If the Church permits herself to be reduced to a political voice in the current divisions, she loses her moral voice and betrays the Gospel. It is important to preach the truth as it is given us in divine Revelation and taught by the Church. It is important to live in accord with the moral teachings of the Church that protect our friendship with Christ.

But it is also important to have a distinctively Catholic way of life, customs that identify us as a group and that are habitual, not the object of individual choice each morning.

Most of life is based on habits. They carry us through times good and bad, even when we are not at our best personally. Many customary practices of Catholic life disappeared after the Second Vatican Council for various reasons.


Have bishops lost credibility, and must they now "earn" the respect of the faithful, rather than assuming respect will be there? Is the lack of respect for Church leaders and other signs of internal Church divisions primarily a result of weak catechesis?

The bishops lost much of their moral authority when they failed to govern priests who would not or could not govern themselves. This is a crisis of governance, and bishops are ordained to govern. The crisis of authority was exacerbated by inadequate catechesis and a general antinomian attitude in the Church and society in recent decades.

The response to poor government is good government, but those who would redefine the Church according to their own lights often prefer no episcopal government at all.

It is hypocritical to hold bishops responsible for scandal in the Church and, at the same time, demand that they give up the duty to govern in Christ’s name. This hypocrisy besets both left and right; each side has its favorite bishops because each side wants a Church made in its own image and likeness. Neither side seems inclined to obey, but obeying is part of loving, as Jesus has shown us.


Starting with Advent, what traditions could help to bridge the divide?

Advent can refocus us on children and their needs. Family customs of common prayer, especially the Rosary, and working together to prepare for the feast, going to confession together, identifying with poor people and visiting them, perhaps with material gifts — these are "customs" that make Advent a season all can celebrate.


Cancer treatment brings many patients to the foot of the cross — where Mary stands before her Son. You pray the Rosary daily. How has your experience with cancer deepened your spiritual life?

I’m not sure that having cancer has deepened my spiritual life, but it does force one to simplify life, to come back to what is really important and let a lot of distractions go.

Cancer is itself a major distraction, demanding a lot of time and creating major preoccupations that can get in the way of prayer. That is why the prayer of others is so important to people whose own prayer life is sometimes as weak as their physical life. There is a communion of saints, that is, a community of all those who sustain each other in the presence of the Lord.


Then-Cardinal Joseph Ratzinger once observed that after the Second Vatican Council the reduced role of Marian devotion helped to foster the politicization of the faith. Do you agree, and can Mary help bridge our fractured Catholic community now?

Mary is the Mother of God and our mother. Devotion to Mary, love for our mother, keeps Christ’s family united and focused on her Son, who is our Lord and our brother.

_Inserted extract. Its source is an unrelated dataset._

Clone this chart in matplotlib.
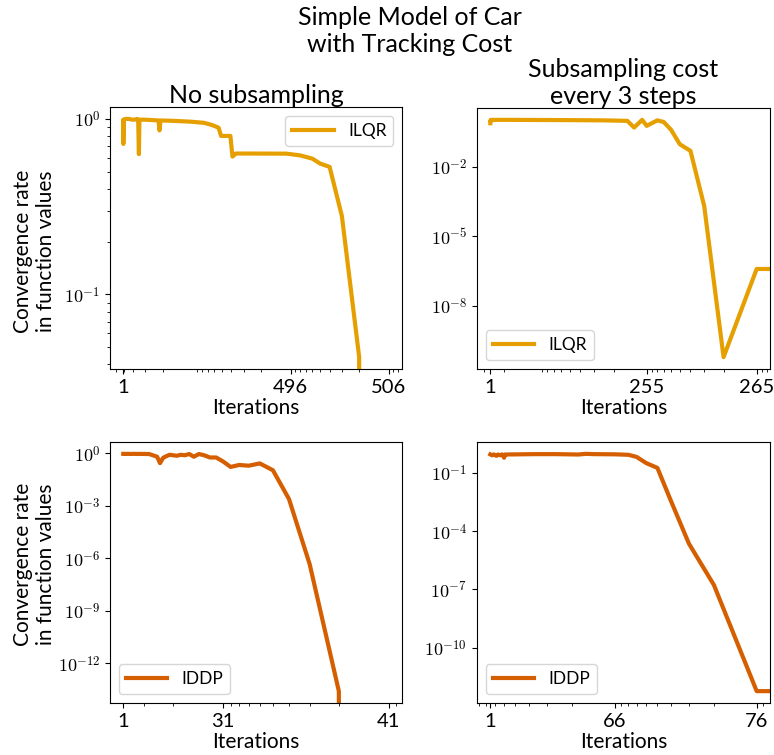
import numpy as np
import matplotlib
matplotlib.use("Agg")
import matplotlib.pyplot as plt
from matplotlib.ticker import FixedLocator, FixedFormatter, FuncFormatter, LogLocator, NullLocator, NullFormatter

plt.rcParams.update({
    "font.family": ["Lato", "DejaVu Sans"],
    "mathtext.fontset": "cm",
})

ILQR_COLOR = "#E69F00"
IDDP_COLOR = "#D55E00"

# ILQR, no subsampling (506 iterations)
ilqr_full_n = 506
ilqr_full_iter = [1, 2, 3, 4, 6, 10, 30, 60, 100, 120, 140, 150, 156, 160, 200,
                  250, 285, 290, 295, 350, 400, 430, 440, 447, 452, 455, 465, 467,
                  470, 480, 495, 498, 500, 501, 502, 503, 504, 505, 506]
ilqr_full_vals = [0.97, 0.72, 0.99, 0.80, 0.98, 0.99, 1.0, 1.0, 0.99, 0.99, 1.0, 0.99,
                  0.63, 0.99, 0.99, 0.985, 0.98, 0.86, 0.98, 0.975, 0.965, 0.95, 0.93,
                  0.91, 0.89, 0.80, 0.80, 0.61, 0.635, 0.635, 0.634, 0.62, 0.594,
                  0.557, 0.533, 0.28, 0.044, 0.0, 0.0]

# ILQR, cost subsampled every 3 steps (265 iterations)
ilqr_sub_n = 265
ilqr_sub_iter = [1, 2, 3, 5, 10, 50, 100, 150, 200, 240, 250, 252, 254, 255, 257,
                 258, 259, 260, 261, 262, 263, 264, 265]
ilqr_sub_vals = [0.75, 1.0, 0.9, 1.05, 1.05, 1.05, 1.05, 1.04, 1.03, 1.0, 0.95, 0.49,
                 1.05, 0.58, 1.0, 0.85, 0.39, 0.093, 0.048, 2.0e-4, 5.9e-11, 3.8e-7, 3.8e-7]

# IDDP, no subsampling (41 iterations)
iddp_full_n = 41
iddp_full_iter = list(range(1, 42))
iddp_full_vals = [0.95, 0.94, 0.95, 0.95, 0.94, 0.95, 0.95, 0.94, 0.95, 0.94, 0.94, 0.93,
                  0.93, 0.84, 0.74, 0.65, 0.28, 0.56, 0.70, 0.84, 0.79, 0.74, 0.84, 0.79,
                  0.93, 0.65, 0.93, 0.79, 0.59, 0.59, 0.35, 0.17, 0.22, 0.20, 0.27, 0.11,
                  2.5e-3, 4.7e-7, 2.6e-14, 0.0, 0.0]

# IDDP, cost subsampled every 3 steps (76 iterations)
iddp_sub_n = 76
iddp_sub_iter = [1, 3, 5, 8, 10, 12, 14, 16, 17, 18, 20, 25, 30, 40, 50, 58, 60, 62,
                 66, 68, 69, 70, 71, 72, 73, 74, 75, 76]
iddp_sub_vals = [0.89, 0.80, 0.89, 0.75, 0.88, 0.80, 0.89, 0.60, 0.89, 0.85, 0.89, 0.89,
                 0.90, 0.92, 0.92, 0.88, 0.95, 0.92, 0.90, 0.85, 0.66, 0.32, 0.18,
                 3.4e-3, 2.3e-5, 1.7e-7, 5.9e-13, 5.9e-13]

W, H = 774, 755
fig = plt.figure(figsize=(W / 100, H / 100), dpi=100)


def px_axes(left, top, right, bottom):
    return fig.add_axes([left / W, 1 - bottom / H, (right - left) / W, (bottom - top) / H])


def log_fmt(v, _):
    return r"$10^{%d}$" % int(round(np.log10(v)))


def draw(ax, n, iters, vals, color, label, yticks, loc, minor_y=False):
    t = n - np.asarray(iters, dtype=float)   # distance to last iteration
    ax.plot(t, vals, color=color, linewidth=3, label=label)
    ax.set_xscale("log")
    ax.set_yscale("log")
    ax.invert_xaxis()
    ax.xaxis.set_major_locator(FixedLocator([n - 1, 10, 1]))
    ax.xaxis.set_major_formatter(FixedFormatter(["1", str(n - 10), str(n)]))
    ax.xaxis.set_minor_locator(LogLocator(subs=np.arange(2, 10), numticks=50))
    ax.xaxis.set_minor_formatter(NullFormatter())
    ax.yaxis.set_major_locator(FixedLocator(yticks))
    ax.yaxis.set_major_formatter(FuncFormatter(log_fmt))
    if minor_y:
        ax.yaxis.set_minor_locator(LogLocator(subs=np.arange(2, 10), numticks=50))
    else:
        ax.yaxis.set_minor_locator(NullLocator())
    ax.yaxis.set_minor_formatter(NullFormatter())
    ax.tick_params(axis="x", labelsize=14.5)
    ax.tick_params(axis="y", labelsize=13)
    ax.set_xlabel("Iterations", fontsize=15, labelpad=2)
    ax.legend(loc=loc, fontsize=12.5, handlelength=2.4)


ax1 = px_axes(110, 107, 402, 369)
ax2 = px_axes(477, 108, 770, 369)
ax3 = px_axes(110, 442, 402, 703)
ax4 = px_axes(477, 442, 770, 703)

draw(ax1, ilqr_full_n, ilqr_full_iter, ilqr_full_vals, ILQR_COLOR, "ILQR",
     [1, 0.1], "upper right", minor_y=True)
draw(ax2, ilqr_sub_n, ilqr_sub_iter, ilqr_sub_vals, ILQR_COLOR, "ILQR",
     [1e-2, 1e-5, 1e-8], "lower left")
draw(ax3, iddp_full_n, iddp_full_iter, iddp_full_vals, IDDP_COLOR, "IDDP",
     [1, 1e-3, 1e-6, 1e-9, 1e-12], "lower left")
draw(ax4, iddp_sub_n, iddp_sub_iter, iddp_sub_vals, IDDP_COLOR, "IDDP",
     [1e-1, 1e-4, 1e-7, 1e-10], "lower left")

ax1.set_title("No subsampling", fontsize=18, pad=3)
ax2.set_title("Subsampling cost\nevery 3 steps", fontsize=18, pad=3)
for ax in (ax1, ax3):
    ax.set_ylabel("Convergence rate\nin function values", fontsize=15)
ax1.yaxis.set_label_coords(-0.185, 0.45)
ax3.yaxis.set_label_coords(-0.185, 0.53)

fig.text(410 / W, 1 - 6 / H, "Simple Model of Car\nwith Tracking Cost",
         ha="center", va="top", fontsize=18)

fig.savefig("out.png", dpi=100)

When you are fighting cancer and contemplate the possibility of death, how does that alter the more common view of Advent as a happy time for children on the cusp of their life’s journey?

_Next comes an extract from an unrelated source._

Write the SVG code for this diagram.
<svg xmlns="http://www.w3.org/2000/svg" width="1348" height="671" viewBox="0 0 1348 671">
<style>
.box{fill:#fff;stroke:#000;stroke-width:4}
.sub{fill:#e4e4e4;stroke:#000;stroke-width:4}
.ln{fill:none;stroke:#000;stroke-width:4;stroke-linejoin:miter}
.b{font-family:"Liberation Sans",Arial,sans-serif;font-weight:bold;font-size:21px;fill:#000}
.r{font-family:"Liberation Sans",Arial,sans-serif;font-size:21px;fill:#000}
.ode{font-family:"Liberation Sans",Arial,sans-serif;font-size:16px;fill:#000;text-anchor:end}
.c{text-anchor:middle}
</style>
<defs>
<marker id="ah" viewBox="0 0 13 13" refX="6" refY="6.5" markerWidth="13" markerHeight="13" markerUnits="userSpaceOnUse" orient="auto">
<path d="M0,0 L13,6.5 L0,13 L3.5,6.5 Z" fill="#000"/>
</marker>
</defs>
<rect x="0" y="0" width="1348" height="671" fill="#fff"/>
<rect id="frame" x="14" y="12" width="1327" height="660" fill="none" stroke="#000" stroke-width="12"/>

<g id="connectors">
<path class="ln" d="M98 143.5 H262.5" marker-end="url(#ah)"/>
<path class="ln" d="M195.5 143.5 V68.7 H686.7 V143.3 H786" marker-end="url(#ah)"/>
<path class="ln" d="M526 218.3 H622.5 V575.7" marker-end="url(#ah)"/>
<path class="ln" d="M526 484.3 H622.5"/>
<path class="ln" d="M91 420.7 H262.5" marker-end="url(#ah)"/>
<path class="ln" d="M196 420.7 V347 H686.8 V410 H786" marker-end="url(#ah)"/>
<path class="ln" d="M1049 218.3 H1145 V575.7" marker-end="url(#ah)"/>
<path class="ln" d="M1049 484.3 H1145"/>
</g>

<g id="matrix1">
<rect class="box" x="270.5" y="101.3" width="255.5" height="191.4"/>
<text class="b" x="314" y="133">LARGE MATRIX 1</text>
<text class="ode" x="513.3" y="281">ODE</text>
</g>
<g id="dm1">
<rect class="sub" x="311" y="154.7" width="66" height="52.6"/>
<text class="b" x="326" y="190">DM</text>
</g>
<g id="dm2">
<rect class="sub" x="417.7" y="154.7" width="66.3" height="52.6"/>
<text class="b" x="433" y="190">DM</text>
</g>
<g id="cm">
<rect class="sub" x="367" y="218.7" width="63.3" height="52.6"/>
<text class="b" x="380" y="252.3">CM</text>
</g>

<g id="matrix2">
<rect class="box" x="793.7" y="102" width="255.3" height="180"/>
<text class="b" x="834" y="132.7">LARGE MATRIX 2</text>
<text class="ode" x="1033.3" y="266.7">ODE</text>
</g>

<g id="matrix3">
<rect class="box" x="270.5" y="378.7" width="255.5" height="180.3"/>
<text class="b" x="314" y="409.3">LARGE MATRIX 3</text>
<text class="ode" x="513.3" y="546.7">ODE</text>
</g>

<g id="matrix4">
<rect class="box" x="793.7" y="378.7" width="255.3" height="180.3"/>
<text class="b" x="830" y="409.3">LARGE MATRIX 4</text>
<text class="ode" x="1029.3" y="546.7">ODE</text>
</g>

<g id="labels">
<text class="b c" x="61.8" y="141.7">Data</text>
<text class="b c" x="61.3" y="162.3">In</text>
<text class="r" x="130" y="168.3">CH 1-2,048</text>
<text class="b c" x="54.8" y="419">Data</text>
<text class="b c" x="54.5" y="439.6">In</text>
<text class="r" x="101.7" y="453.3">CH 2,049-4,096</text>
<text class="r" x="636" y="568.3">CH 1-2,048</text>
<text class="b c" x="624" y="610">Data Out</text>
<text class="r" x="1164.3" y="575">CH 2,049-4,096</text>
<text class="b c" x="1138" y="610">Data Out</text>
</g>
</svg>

Advent reminds us of Jesus’ coming 2,000 years ago, born of the Virgin Mary. It helps us take time to recognize his coming in our minds and hearts today. It brings forward, liturgically, his final coming in glory to judge the living and the dead.

Each of these comings is mysterious, but each demands the others. The God who is born as a human child is the same God who accompanies us in this life and who will reveal the meaning of all of history at the end of time. The continuity lies in God and his providential governance of the universe, not in our own feeble and broken responses to his presence.